Linha de produção da Volkswagen nos anos 70 (Foto: Volkswagen)
 
 

Esta é a primeira vez que um relatório feito a pedido da empresa relaciona sua atuação com este período da história brasileira, mas documentos da Comissão Nacional da Verdade (CNV) já haviam ligado a Volkswagen à ditadura. Em seu relatório, a comissão conclui que havia um “padrão de monitoramento, controle e repressão fabril altamente complexo”, que contava com “divisão de recursos humanos, de segurança patrimonial e outras, sob o comando do Estado, articulando-se regionalmente e compondo uma rede estatal-privada destinada a conter, disciplinar e reprimir, para obter maior rendimento no trabalho, operários e operárias”.

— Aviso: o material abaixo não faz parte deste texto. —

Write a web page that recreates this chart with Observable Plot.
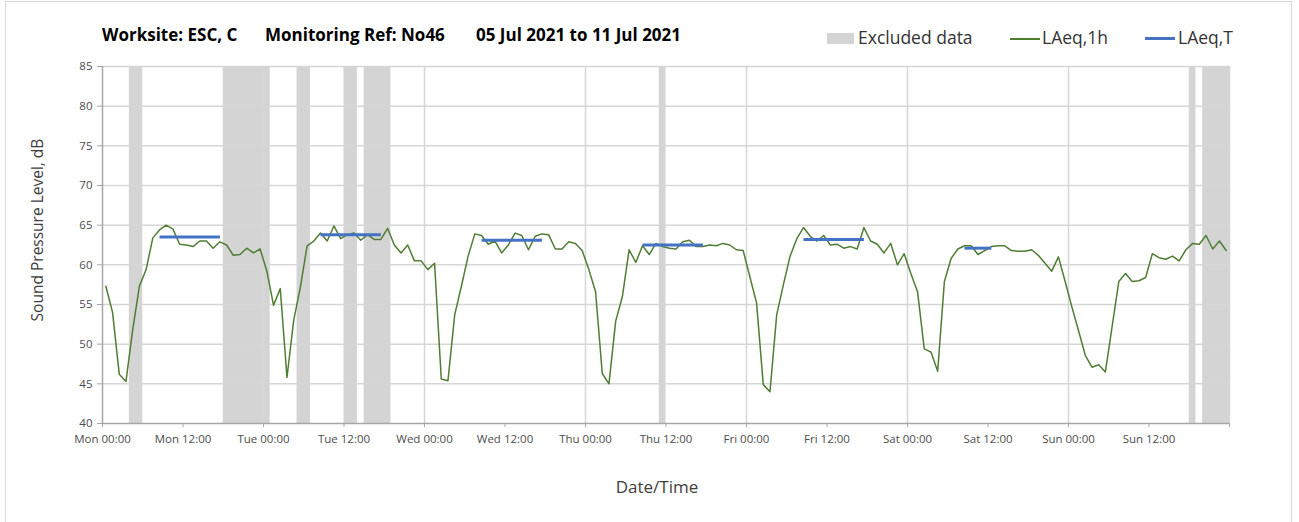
<!DOCTYPE html>
<html>
<head>
<meta charset="utf-8">
<script src="https://cdn.jsdelivr.net/npm/d3@7"></script>
<script src="https://cdn.jsdelivr.net/npm/@observablehq/plot@0.6"></script>
<style>
  html, body { margin: 0; padding: 0; background: #fff; }
  body { width: 1299px; height: 522px; position: relative; overflow: hidden; font-family: "Open Sans", sans-serif; }
  #frame { position: absolute; left: 5px; top: 1px; width: 1285px; height: 560px; border: 1px solid #d9d9d9; }
  .t { position: absolute; white-space: nowrap; line-height: 1; }
  .title { font-weight: bold; font-size: 17px; color: #000; top: 26px; }
  .leg { font-size: 17.5px; color: #333; top: 29px; }
  .sw { position: absolute; }
  #chart { position: absolute; left: 0; top: 50px; }
  .axlab { color: #404040; }
</style>
</head>
<body>
<div id="frame"></div>
<div class="t title" style="left:102px">Worksite: ESC, C</div>
<div class="t title" style="left:265px">Monitoring Ref: No46</div>
<div class="t title" style="left:476px">05 Jul 2021 to 11 Jul 2021</div>

<div class="sw" style="left:827px;top:33px;width:27px;height:11px;background:#d4d4d4"></div>
<div class="t leg" style="left:858px">Excluded data</div>
<div class="sw" style="left:1010px;top:38px;width:30px;height:2px;background:#507d34"></div>
<div class="t leg" style="left:1042px">LAeq,1h</div>
<div class="sw" style="left:1145px;top:37px;width:30px;height:3px;background:#4472C4"></div>
<div class="t leg" style="left:1178px">LAeq,T</div>

<div class="t axlab" style="left:38px;top:230px;font-size:15.5px;transform:translate(-50%,-50%) rotate(-90deg)">Sound Pressure Level, dB</div>
<div class="t axlab" style="left:657px;top:486px;font-size:17px;transform:translate(-50%,-50%)">Date/Time</div>

<div id="chart"></div>
<script>
// Hourly LAeq,1h values, Mon 00:00 (hour 0) to Sun 23:00 (hour 167)
const laeq1h = [
  // Mon
  57.3, 54.0, 46.2, 45.3, 51.8, 57.3, 59.4, 63.4, 64.4, 65.0, 64.5, 62.6,
  62.5, 62.3, 63.0, 63.0, 62.1, 62.9, 62.5, 61.2, 61.3, 62.1, 61.5, 62.0,
  // Tue
  59.2, 54.9, 57.0, 45.8, 53.0, 57.2, 62.4, 63.0, 64.0, 63.0, 64.9, 63.3,
  63.8, 64.0, 63.1, 63.8, 63.2, 63.2, 64.6, 62.5, 61.5, 62.5, 60.5, 60.5,
  // Wed
  59.4, 60.2, 45.6, 45.4, 53.7, 57.3, 61.1, 63.9, 63.7, 62.6, 63.0, 61.5,
  62.5, 64.0, 63.7, 61.9, 63.6, 63.9, 63.8, 62.0, 62.0, 62.9, 62.7, 61.8,
  // Thu
  59.4, 56.6, 46.3, 45.0, 52.9, 56.0, 61.9, 60.3, 62.4, 61.3, 62.7, 62.3,
  62.1, 62.0, 62.9, 63.1, 62.3, 62.3, 62.5, 62.4, 62.7, 62.5, 61.9, 61.8,
  // Fri
  58.5, 55.2, 44.9, 44.0, 53.7, 57.5, 61.1, 63.3, 64.7, 63.6, 63.0, 63.7,
  62.5, 62.6, 62.1, 62.3, 62.0, 64.7, 63.0, 62.6, 61.5, 62.7, 60.0, 61.4,
  // Sat
  58.9, 56.6, 49.4, 49.0, 46.6, 57.9, 60.8, 62.0, 62.4, 62.4, 61.3, 61.8,
  62.3, 62.4, 62.4, 61.8, 61.7, 61.7, 61.9, 61.2, 60.2, 59.2, 61.0, 57.9,
  // Sun
  54.7, 51.7, 48.6, 47.1, 47.4, 46.5, 52.2, 57.9, 58.9, 57.9, 58.0, 58.4,
  61.4, 60.9, 60.7, 61.1, 60.5, 61.9, 62.7, 62.6, 63.7, 62.0, 63.0, 61.8
];

// Excluded data periods (hours from Mon 00:00)
const excludedStart = [4, 18, 29, 36, 39, 83, 162, 164];
const excludedEnd   = [6, 25, 31, 38, 43, 84, 163, 168];

// LAeq,T daytime periods (hours from Mon 00:00) and values
const ltStart = [8.5, 32.5, 56.5, 80.5, 104.5, 128.5];
const ltEnd   = [17.5, 41.5, 65.5, 89.5, 113.5, 132.5];
const ltValue = [63.5, 63.8, 63.1, 62.5, 63.2, 62.1];

// Axis ticks
const xTickHours = [0, 12, 24, 36, 48, 60, 72, 84, 96, 108, 120, 132, 144, 156, 168];
const xTickLabels = ["Mon 00:00", "Mon 12:00", "Tue 00:00", "Tue 12:00", "Wed 00:00", "Wed 12:00",
  "Thu 00:00", "Thu 12:00", "Fri 00:00", "Fri 12:00", "Sat 00:00", "Sat 12:00",
  "Sun 00:00", "Sun 12:00", ""];
const dayGridHours = [24, 48, 72, 96, 120, 144, 168];
const yTicks = [40, 45, 50, 55, 60, 65, 70, 75, 80, 85];
const yGrid = [45, 50, 55, 60, 65, 70, 75, 80, 85];

const series = laeq1h.map((v, i) => ({hour: i + 0.5, value: v}));
const excluded = excludedStart.map((s, i) => ({start: s, end: excludedEnd[i]}));
const lt = ltStart.map((s, i) => ({start: s, end: ltEnd[i], value: ltValue[i]}));

const chart = Plot.plot({
  width: 1299,
  height: 472,
  marginLeft: 102,
  marginRight: 70,
  marginTop: 16,
  marginBottom: 99,
  style: {fontFamily: "Open Sans, sans-serif", fontSize: "11.5px", background: "transparent", overflow: "visible"},
  x: {domain: [0, 168], label: null},
  y: {domain: [40, 85], label: null},
  marks: [
    Plot.rect(excluded, {x1: "start", x2: "end", fill: "#d4d4d4"}),
    Plot.gridY(yGrid, {stroke: "#d6d6d6", strokeOpacity: 1, strokeWidth: 1.5}),
    Plot.gridX(dayGridHours, {stroke: "#d6d6d6", strokeOpacity: 1, strokeWidth: 1.5}),
    Plot.ruleY([40], {stroke: "#a6a6a6", strokeWidth: 1.5}),
    Plot.ruleX([0], {stroke: "#a6a6a6", strokeWidth: 1.5}),
    Plot.axisX(xTickHours, {
      tickFormat: (d) => xTickLabels[xTickHours.indexOf(d)],
      tickSize: 4, tickPadding: 7, stroke: "#a6a6a6", fill: "#4d4d4d", label: null
    }),
    Plot.axisY(yTicks, {
      tickSize: 5, tickPadding: 5, stroke: "#a6a6a6", fill: "#4d4d4d", label: null
    }),
    Plot.line(series, {x: "hour", y: "value", stroke: "#507d34", strokeWidth: 1.5}),
    Plot.link(lt, {x1: "start", x2: "end", y1: "value", y2: "value", stroke: "#4472C4", strokeWidth: 3})
  ]
});
document.getElementById("chart").appendChild(chart);
</script>
</body>
</html>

Documentos analisados pelo grupo também apontam o envolvimento da montadora no Centro Comunitário de Segurança (CECOSE), formado por representantes de empresas com o objetivo de compartilhar informações sobre as atividades dos trabalhadores. Para os integrantes da CNV, o Cecose “contribuiu para aprofundar a colaboração entre o empresariado e o regime militar”. Um dos documentos deste grupo, datado de 18 de julho de 1983, aponta que um “representante da empresa Volkswagen expôs os assuntos mais importantes em reunião, apresentando anotações, em forma de ‘lembretes’”.

Kopper e a Volkswagen

Kopper garante que o fato de conduzir a pesquisa a pedido da montadora não interferiu no resultado de seu trabalho. “A Volkswagen decidiu que essa parte de sua história deveria ser analisada por um historiador independente. A minha pesquisa é completamente independente e o relatório final será publicado em alemão e português”, explica. Ele é professor de história, filosofia e teologia da Universidade de Bielefeld e em outubro de 2016 foi convidado pela Volkswagen para assumir a investigação.

Esta não é a primeira vez que a montadora solicita uma pesquisa sobre seu passado em períodos conturbados da história. Outros historiadores foram responsáveis por pesquisas sobre as relações da empresa com o nazismo e sobre o uso de escravos em suas instalações.